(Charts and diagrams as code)
^^^^^^^^^^^^^^^^

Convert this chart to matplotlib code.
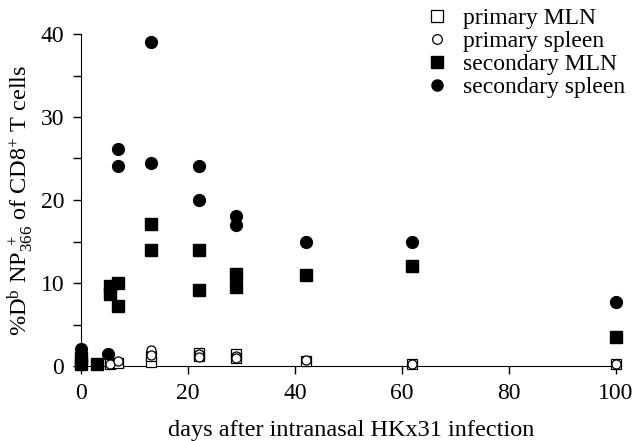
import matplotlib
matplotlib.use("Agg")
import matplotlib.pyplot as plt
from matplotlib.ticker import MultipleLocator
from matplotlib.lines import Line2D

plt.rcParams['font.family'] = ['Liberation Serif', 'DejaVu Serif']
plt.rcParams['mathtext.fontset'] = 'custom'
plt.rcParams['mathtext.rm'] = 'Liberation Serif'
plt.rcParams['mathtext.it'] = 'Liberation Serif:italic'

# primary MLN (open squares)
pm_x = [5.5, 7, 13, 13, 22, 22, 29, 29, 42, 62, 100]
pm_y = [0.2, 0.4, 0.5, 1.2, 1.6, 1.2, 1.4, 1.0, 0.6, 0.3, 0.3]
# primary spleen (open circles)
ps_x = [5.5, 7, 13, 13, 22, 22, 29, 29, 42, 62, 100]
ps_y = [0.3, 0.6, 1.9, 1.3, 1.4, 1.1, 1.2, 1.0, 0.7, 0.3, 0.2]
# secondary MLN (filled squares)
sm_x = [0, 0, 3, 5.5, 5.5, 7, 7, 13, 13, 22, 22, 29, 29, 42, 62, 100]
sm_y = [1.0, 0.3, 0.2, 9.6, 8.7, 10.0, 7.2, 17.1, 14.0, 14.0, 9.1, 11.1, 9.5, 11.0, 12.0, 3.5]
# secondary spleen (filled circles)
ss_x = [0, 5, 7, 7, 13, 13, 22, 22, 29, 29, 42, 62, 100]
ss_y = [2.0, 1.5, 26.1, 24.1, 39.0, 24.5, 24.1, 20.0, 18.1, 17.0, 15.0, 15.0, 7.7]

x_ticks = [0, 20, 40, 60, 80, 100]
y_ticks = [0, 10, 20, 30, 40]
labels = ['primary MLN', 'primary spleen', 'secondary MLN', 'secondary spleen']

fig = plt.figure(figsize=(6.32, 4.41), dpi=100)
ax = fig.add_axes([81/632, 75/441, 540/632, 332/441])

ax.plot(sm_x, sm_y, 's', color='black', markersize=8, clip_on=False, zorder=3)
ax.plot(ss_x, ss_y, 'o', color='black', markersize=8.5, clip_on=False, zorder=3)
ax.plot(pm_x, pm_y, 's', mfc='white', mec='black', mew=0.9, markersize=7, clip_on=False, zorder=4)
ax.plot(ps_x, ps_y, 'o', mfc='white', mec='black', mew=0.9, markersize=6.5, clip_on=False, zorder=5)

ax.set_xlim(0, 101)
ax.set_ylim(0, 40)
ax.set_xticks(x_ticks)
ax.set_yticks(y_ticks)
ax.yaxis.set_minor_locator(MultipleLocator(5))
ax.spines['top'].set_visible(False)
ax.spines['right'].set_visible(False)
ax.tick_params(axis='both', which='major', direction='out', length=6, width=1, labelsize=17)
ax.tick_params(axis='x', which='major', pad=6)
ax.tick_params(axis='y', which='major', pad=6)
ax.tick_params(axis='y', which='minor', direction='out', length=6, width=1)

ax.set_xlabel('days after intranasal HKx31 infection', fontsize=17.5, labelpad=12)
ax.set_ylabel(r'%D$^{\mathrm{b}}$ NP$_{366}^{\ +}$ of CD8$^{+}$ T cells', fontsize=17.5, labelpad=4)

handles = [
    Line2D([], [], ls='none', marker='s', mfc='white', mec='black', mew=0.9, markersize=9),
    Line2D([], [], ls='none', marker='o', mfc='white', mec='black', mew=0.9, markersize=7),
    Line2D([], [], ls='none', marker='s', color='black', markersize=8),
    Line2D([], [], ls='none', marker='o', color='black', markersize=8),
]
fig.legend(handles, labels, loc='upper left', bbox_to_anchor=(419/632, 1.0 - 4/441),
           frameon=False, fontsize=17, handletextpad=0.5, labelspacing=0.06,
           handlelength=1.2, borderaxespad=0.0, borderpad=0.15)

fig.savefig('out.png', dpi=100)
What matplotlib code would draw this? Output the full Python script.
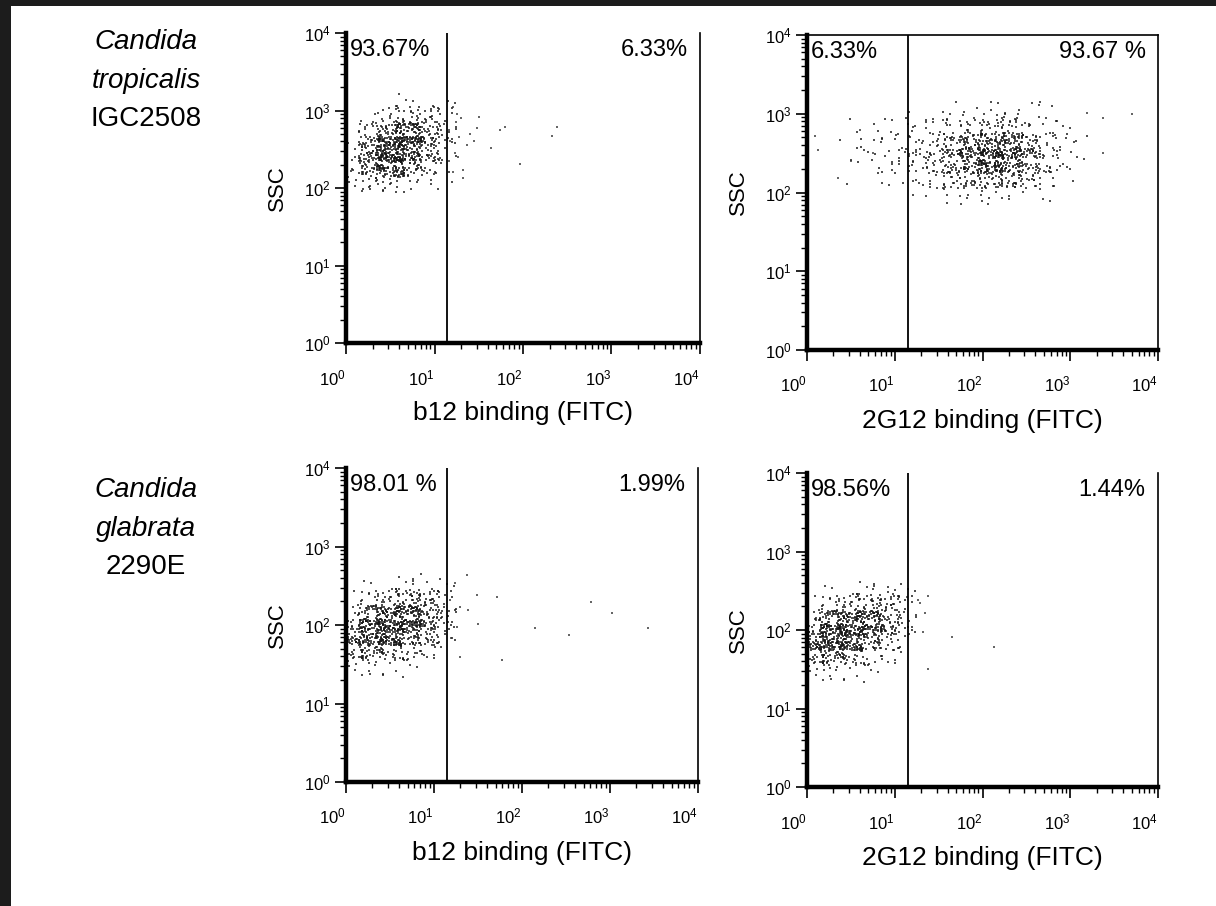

^^^^^^^^^^^^^^^^

● **Direction**
Starting with the first line of the data above and ending with the line containing "markersize=6.5, clip_on=False, zorder=5)", please restate every line exactly, leaving images out.

● **Task output**
Convert this chart to matplotlib code.
import matplotlib
matplotlib.use("Agg")
import matplotlib.pyplot as plt
from matplotlib.ticker import MultipleLocator
from matplotlib.lines import Line2D

plt.rcParams['font.family'] = ['Liberation Serif', 'DejaVu Serif']
plt.rcParams['mathtext.fontset'] = 'custom'
plt.rcParams['mathtext.rm'] = 'Liberation Serif'
plt.rcParams['mathtext.it'] = 'Liberation Serif:italic'

# primary MLN (open squares)
pm_x = [5.5, 7, 13, 13, 22, 22, 29, 29, 42, 62, 100]
pm_y = [0.2, 0.4, 0.5, 1.2, 1.6, 1.2, 1.4, 1.0, 0.6, 0.3, 0.3]
# primary spleen (open circles)
ps_x = [5.5, 7, 13, 13, 22, 22, 29, 29, 42, 62, 100]
ps_y = [0.3, 0.6, 1.9, 1.3, 1.4, 1.1, 1.2, 1.0, 0.7, 0.3, 0.2]
# secondary MLN (filled squares)
sm_x = [0, 0, 3, 5.5, 5.5, 7, 7, 13, 13, 22, 22, 29, 29, 42, 62, 100]
sm_y = [1.0, 0.3, 0.2, 9.6, 8.7, 10.0, 7.2, 17.1, 14.0, 14.0, 9.1, 11.1, 9.5, 11.0, 12.0, 3.5]
# secondary spleen (filled circles)
ss_x = [0, 5, 7, 7, 13, 13, 22, 22, 29, 29, 42, 62, 100]
ss_y = [2.0, 1.5, 26.1, 24.1, 39.0, 24.5, 24.1, 20.0, 18.1, 17.0, 15.0, 15.0, 7.7]

x_ticks = [0, 20, 40, 60, 80, 100]
y_ticks = [0, 10, 20, 30, 40]
labels = ['primary MLN', 'primary spleen', 'secondary MLN', 'secondary spleen']

fig = plt.figure(figsize=(6.32, 4.41), dpi=100)
ax = fig.add_axes([81/632, 75/441, 540/632, 332/441])

ax.plot(sm_x, sm_y, 's', color='black', markersize=8, clip_on=False, zorder=3)
ax.plot(ss_x, ss_y, 'o', color='black', markersize=8.5, clip_on=False, zorder=3)
ax.plot(pm_x, pm_y, 's', mfc='white', mec='black', mew=0.9, markersize=7, clip_on=False, zorder=4)
ax.plot(ps_x, ps_y, 'o', mfc='white', mec='black', mew=0.9, markersize=6.5, clip_on=False, zorder=5)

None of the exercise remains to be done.